You are viewing a plain text version of this content. The canonical link for it is here.
Posted to dev@spark.apache.org by Asher Krim <ak...@hubspot.com> on 2017/02/05 20:24:16 UTC
Re: ml word2vec finSynonyms return type

It took me a while, but I finally got around this:
https://github.com/apache/spark/pull/16811/files

On Fri, Jan 6, 2017 at 4:03 AM, Asher Krim <ak...@hubspot.com> wrote:

> Felix - I'm not sure I understand your example about pipeline models,
> could you elaborate? I'm talking about the `findSynonyms` methods, which
> AFAIK have nothing to do with pipeline models.
>
> Joseph - Cool, thanks, I'll PR something in the next few days (and reopen
> SPARK-17629 <https://issues.apache.org/jira/browse/SPARK-17629>)
>
> On Fri, Jan 6, 2017 at 12:33 AM, Joseph Bradley <jo...@databricks.com>
> wrote:
>
>> We returned a DataFrame since it is a nicer API, but I agree forcing RDD
>> operations is not ideal.  I'd be OK with adding a new method, but I agree
>> with Felix that we cannot break the API for something like this.
>>
>> On Thu, Jan 5, 2017 at 12:44 PM, Felix Cheung <fe...@hotmail.com>
>> wrote:
>>
>>> Given how Word2Vec is used the pipeline model in the new ml
>>> implementation, we might need to keep the current behavior?
>>>
>>>
>>> https://github.com/apache/spark/blob/master/examples/src/mai
>>> n/scala/org/apache/spark/examples/ml/Word2VecExample.scala
>>>
>>>
>>> _____________________________
>>> From: Asher Krim <ak...@hubspot.com>
>>> Sent: Tuesday, January 3, 2017 11:58 PM
>>> Subject: Re: ml word2vec finSynonyms return type
>>> To: Felix Cheung <fe...@hotmail.com>
>>> Cc: <ma...@gmail.com>, Joseph Bradley <
>>> joseph@databricks.com>, <de...@spark.apache.org>
>>>
>>>
>>>
>>> The jira: https://issues.apache.org/jira/browse/SPARK-17629
>>>
>>> Adding new methods could result in method clutter.

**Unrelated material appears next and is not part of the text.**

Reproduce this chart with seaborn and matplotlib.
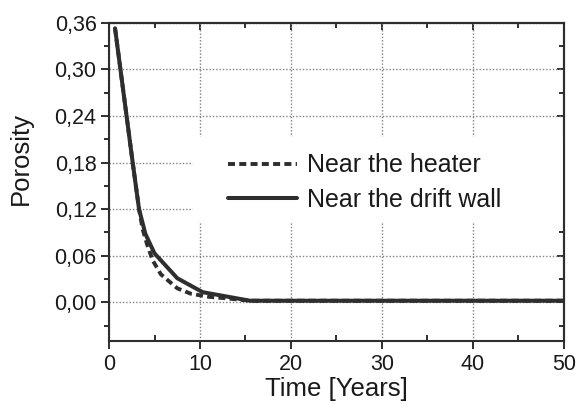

Changing behavior of
>>> non-experimental classes is unfortunate (ml Word2Vec was marked
>>> Experimental until Spark 2.0). Neither option is great. If I had to pick, I
>>> would rather change the existing methods to keep the class simpler moving
>>> forward.
>>>
>>>
>>> On Sat, Dec 31, 2016 at 8:29 AM, Felix Cheung <felixcheung_m@hotmail.com
>>> > wrote:
>>>
>>>> Could you link to the JIRA here?
>>>>
>>>> What you suggest makes sense to me. Though we might want to maintain
>>>> compatibility and add a new method instead of changing the return type of
>>>> the existing one.
>>>>
>>>>
>>>> _____________________________
>>>> From: Asher Krim <ak...@hubspot.com>
>>>> Sent: Wednesday, December 28, 2016 11:52 AM
>>>> Subject: ml word2vec finSynonyms return type
>>>> To: <de...@spark.apache.org>
>>>> Cc: <ma...@gmail.com>, Joseph Bradley <
>>>> joseph@databricks.com>
>>>>
>>>>
>>>>
>>>> Hey all,
>>>>
>>>> I would like to propose changing the return type of `findSynonyms` in
>>>> ml's Word2Vec
>>>> <https://github.com/apache/spark/blob/branch-2.1/mllib/src/main/scala/org/apache/spark/ml/feature/Word2Vec.scala#L233-L248>
>>>> :
>>>>
>>>> def findSynonyms(word: String, num: Int): DataFrame = {
>>>>   val spark = SparkSession.builder().getOrCreate()
>>>>   spark.createDataFrame(wordVectors.findSynonyms(word,
>>>> num)).toDF("word", "similarity")
>>>> }
>>>>
>>>> I find it very strange that the results are parallelized before being
>>>> returned to the user. The results are already on the driver to begin with,
>>>> and I can imagine that for most usecases (and definitely for ours) the
>>>> synonyms are collected right back to the driver. This incurs both an added
>>>> cost of shipping data to and from the cluster, as well as a more cumbersome
>>>> interface than needed.
>>>>
>>>> Can we change it to just the following?
>>>>
>>>> def findSynonyms(word: String, num: Int): Array[(String, Double)] = {
>>>>   wordVectors.findSynonyms(word, num)
>>>> }
>>>>
>>>> If the user wants the results parallelized, they can still do so on
>>>> their own.
>>>>
>>>> (I had brought this up a while back in Jira. It was suggested that the
>>>> mailing list would be a better forum to discuss it, so here we are.)
>>>>
>>>> Thanks,
>>>> --
>>>> Asher Krim
>>>> Senior Software Engineer
>>>>
>>>>
>>>
>>>
>>
>>
>> --
>>
>> Joseph Bradley
>>
>> Software Engineer - Machine Learning
>>
>> Databricks, Inc.
>>
>> [image: http://databricks.com] <http://databricks.com/>
>>
>
>
>
> --
> Asher Krim
> Senior Software Engineer
>